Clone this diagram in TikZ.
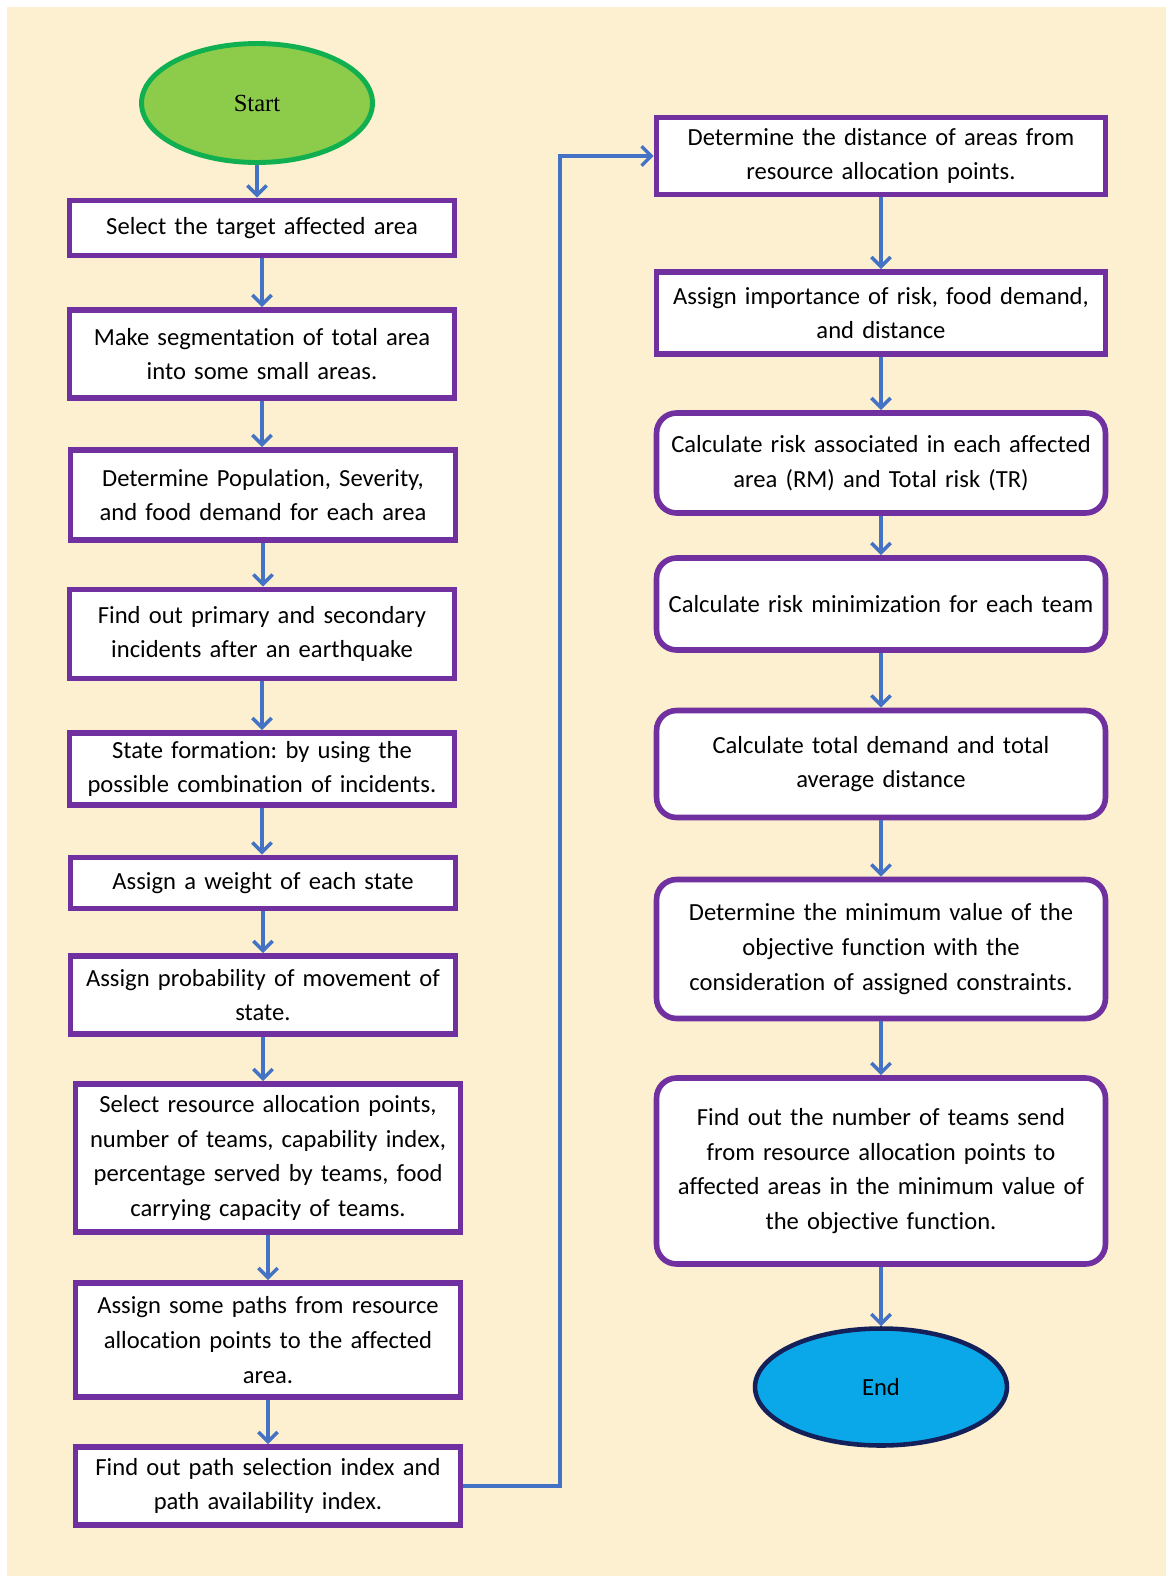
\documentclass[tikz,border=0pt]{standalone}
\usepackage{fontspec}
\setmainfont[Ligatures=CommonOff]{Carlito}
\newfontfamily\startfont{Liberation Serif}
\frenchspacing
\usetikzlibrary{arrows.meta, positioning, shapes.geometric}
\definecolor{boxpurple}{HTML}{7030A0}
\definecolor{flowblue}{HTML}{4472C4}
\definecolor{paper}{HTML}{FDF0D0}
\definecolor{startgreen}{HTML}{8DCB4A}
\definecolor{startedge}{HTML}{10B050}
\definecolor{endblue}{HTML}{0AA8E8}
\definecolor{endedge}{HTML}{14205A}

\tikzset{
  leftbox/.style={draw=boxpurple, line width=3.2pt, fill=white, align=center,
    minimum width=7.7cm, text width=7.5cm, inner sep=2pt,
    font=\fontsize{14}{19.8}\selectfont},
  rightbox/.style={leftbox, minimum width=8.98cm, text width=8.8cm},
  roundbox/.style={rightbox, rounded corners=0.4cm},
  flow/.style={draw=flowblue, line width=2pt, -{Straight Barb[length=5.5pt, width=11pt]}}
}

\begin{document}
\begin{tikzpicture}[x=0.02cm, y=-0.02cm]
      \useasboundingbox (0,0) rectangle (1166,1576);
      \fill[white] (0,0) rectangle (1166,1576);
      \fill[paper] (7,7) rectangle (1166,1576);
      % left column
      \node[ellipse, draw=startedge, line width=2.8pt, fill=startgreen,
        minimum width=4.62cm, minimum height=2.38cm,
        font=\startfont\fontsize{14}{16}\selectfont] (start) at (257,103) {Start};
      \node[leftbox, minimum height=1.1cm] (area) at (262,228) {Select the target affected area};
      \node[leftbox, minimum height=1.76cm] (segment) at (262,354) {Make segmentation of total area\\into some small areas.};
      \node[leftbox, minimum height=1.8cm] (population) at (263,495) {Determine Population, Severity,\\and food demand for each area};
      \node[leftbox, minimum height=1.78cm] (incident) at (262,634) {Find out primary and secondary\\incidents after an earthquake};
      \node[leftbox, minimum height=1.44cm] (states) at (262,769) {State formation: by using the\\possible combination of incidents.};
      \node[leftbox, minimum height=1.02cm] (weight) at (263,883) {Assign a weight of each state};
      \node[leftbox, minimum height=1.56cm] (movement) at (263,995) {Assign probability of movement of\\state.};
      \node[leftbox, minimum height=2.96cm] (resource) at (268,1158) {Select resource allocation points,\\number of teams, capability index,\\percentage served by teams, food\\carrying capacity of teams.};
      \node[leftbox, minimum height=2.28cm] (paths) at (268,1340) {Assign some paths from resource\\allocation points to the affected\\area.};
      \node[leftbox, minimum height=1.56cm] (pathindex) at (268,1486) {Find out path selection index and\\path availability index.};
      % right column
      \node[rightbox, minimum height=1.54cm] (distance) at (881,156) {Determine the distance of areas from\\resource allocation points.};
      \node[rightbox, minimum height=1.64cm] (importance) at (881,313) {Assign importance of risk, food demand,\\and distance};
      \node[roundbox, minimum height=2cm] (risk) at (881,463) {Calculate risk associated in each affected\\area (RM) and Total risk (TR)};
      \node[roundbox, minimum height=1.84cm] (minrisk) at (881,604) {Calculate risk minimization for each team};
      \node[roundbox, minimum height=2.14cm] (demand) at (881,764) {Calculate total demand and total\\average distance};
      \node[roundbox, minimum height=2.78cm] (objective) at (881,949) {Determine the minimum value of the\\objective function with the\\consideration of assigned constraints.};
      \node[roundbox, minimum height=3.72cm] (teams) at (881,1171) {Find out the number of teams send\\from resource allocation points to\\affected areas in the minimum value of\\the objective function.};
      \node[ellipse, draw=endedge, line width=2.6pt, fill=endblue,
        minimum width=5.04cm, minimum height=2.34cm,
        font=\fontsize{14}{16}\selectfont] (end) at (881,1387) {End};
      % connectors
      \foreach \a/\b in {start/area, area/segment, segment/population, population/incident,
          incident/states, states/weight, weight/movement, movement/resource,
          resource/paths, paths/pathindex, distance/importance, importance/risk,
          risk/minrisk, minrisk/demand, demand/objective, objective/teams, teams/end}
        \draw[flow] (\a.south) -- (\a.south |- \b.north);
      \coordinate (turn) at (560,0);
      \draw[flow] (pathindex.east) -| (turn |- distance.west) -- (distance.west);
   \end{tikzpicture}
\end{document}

───

• Request
Copy every line of the data exactly as written, excluding the pictures.

• Result for this exercise
Clone this diagram in TikZ.
\documentclass[tikz,border=0pt]{standalone}
\usepackage{fontspec}
\setmainfont[Ligatures=CommonOff]{Carlito}
\newfontfamily\startfont{Liberation Serif}
\frenchspacing
\usetikzlibrary{arrows.meta, positioning, shapes.geometric}
\definecolor{boxpurple}{HTML}{7030A0}
\definecolor{flowblue}{HTML}{4472C4}
\definecolor{paper}{HTML}{FDF0D0}
\definecolor{startgreen}{HTML}{8DCB4A}
\definecolor{startedge}{HTML}{10B050}
\definecolor{endblue}{HTML}{0AA8E8}
\definecolor{endedge}{HTML}{14205A}

\tikzset{
  leftbox/.style={draw=boxpurple, line width=3.2pt, fill=white, align=center,
    minimum width=7.7cm, text width=7.5cm, inner sep=2pt,
    font=\fontsize{14}{19.8}\selectfont},
  rightbox/.style={leftbox, minimum width=8.98cm, text width=8.8cm},
  roundbox/.style={rightbox, rounded corners=0.4cm},
  flow/.style={draw=flowblue, line width=2pt, -{Straight Barb[length=5.5pt, width=11pt]}}
}

\begin{document}
\begin{tikzpicture}[x=0.02cm, y=-0.02cm]
      \useasboundingbox (0,0) rectangle (1166,1576);
      \fill[white] (0,0) rectangle (1166,1576);
      \fill[paper] (7,7) rectangle (1166,1576);
      % left column
      \node[ellipse, draw=startedge, line width=2.8pt, fill=startgreen,
        minimum width=4.62cm, minimum height=2.38cm,
        font=\startfont\fontsize{14}{16}\selectfont] (start) at (257,103) {Start};
      \node[leftbox, minimum height=1.1cm] (area) at (262,228) {Select the target affected area};
      \node[leftbox, minimum height=1.76cm] (segment) at (262,354) {Make segmentation of total area\\into some small areas.};
      \node[leftbox, minimum height=1.8cm] (population) at (263,495) {Determine Population, Severity,\\and food demand for each area};
      \node[leftbox, minimum height=1.78cm] (incident) at (262,634) {Find out primary and secondary\\incidents after an earthquake};
      \node[leftbox, minimum height=1.44cm] (states) at (262,769) {State formation: by using the\\possible combination of incidents.};
      \node[leftbox, minimum height=1.02cm] (weight) at (263,883) {Assign a weight of each state};
      \node[leftbox, minimum height=1.56cm] (movement) at (263,995) {Assign probability of movement of\\state.};
      \node[leftbox, minimum height=2.96cm] (resource) at (268,1158) {Select resource allocation points,\\number of teams, capability index,\\percentage served by teams, food\\carrying capacity of teams.};
      \node[leftbox, minimum height=2.28cm] (paths) at (268,1340) {Assign some paths from resource\\allocation points to the affected\\area.};
      \node[leftbox, minimum height=1.56cm] (pathindex) at (268,1486) {Find out path selection index and\\path availability index.};
      % right column
      \node[rightbox, minimum height=1.54cm] (distance) at (881,156) {Determine the distance of areas from\\resource allocation points.};
      \node[rightbox, minimum height=1.64cm] (importance) at (881,313) {Assign importance of risk, food demand,\\and distance};
      \node[roundbox, minimum height=2cm] (risk) at (881,463) {Calculate risk associated in each affected\\area (RM) and Total risk (TR)};
      \node[roundbox, minimum height=1.84cm] (minrisk) at (881,604) {Calculate risk minimization for each team};
      \node[roundbox, minimum height=2.14cm] (demand) at (881,764) {Calculate total demand and total\\average distance};
      \node[roundbox, minimum height=2.78cm] (objective) at (881,949) {Determine the minimum value of the\\objective function with the\\consideration of assigned constraints.};
      \node[roundbox, minimum height=3.72cm] (teams) at (881,1171) {Find out the number of teams send\\from resource allocation points to\\affected areas in the minimum value of\\the objective function.};
      \node[ellipse, draw=endedge, line width=2.6pt, fill=endblue,
        minimum width=5.04cm, minimum height=2.34cm,
        font=\fontsize{14}{16}\selectfont] (end) at (881,1387) {End};
      % connectors
      \foreach \a/\b in {start/area, area/segment, segment/population, population/incident,
          incident/states, states/weight, weight/movement, movement/resource,
          resource/paths, paths/pathindex, distance/importance, importance/risk,
          risk/minrisk, minrisk/demand, demand/objective, objective/teams, teams/end}
        \draw[flow] (\a.south) -- (\a.south |- \b.north);
      \coordinate (turn) at (560,0);
      \draw[flow] (pathindex.east) -| (turn |- distance.west) -- (distance.west);
   \end{tikzpicture}
\end{document}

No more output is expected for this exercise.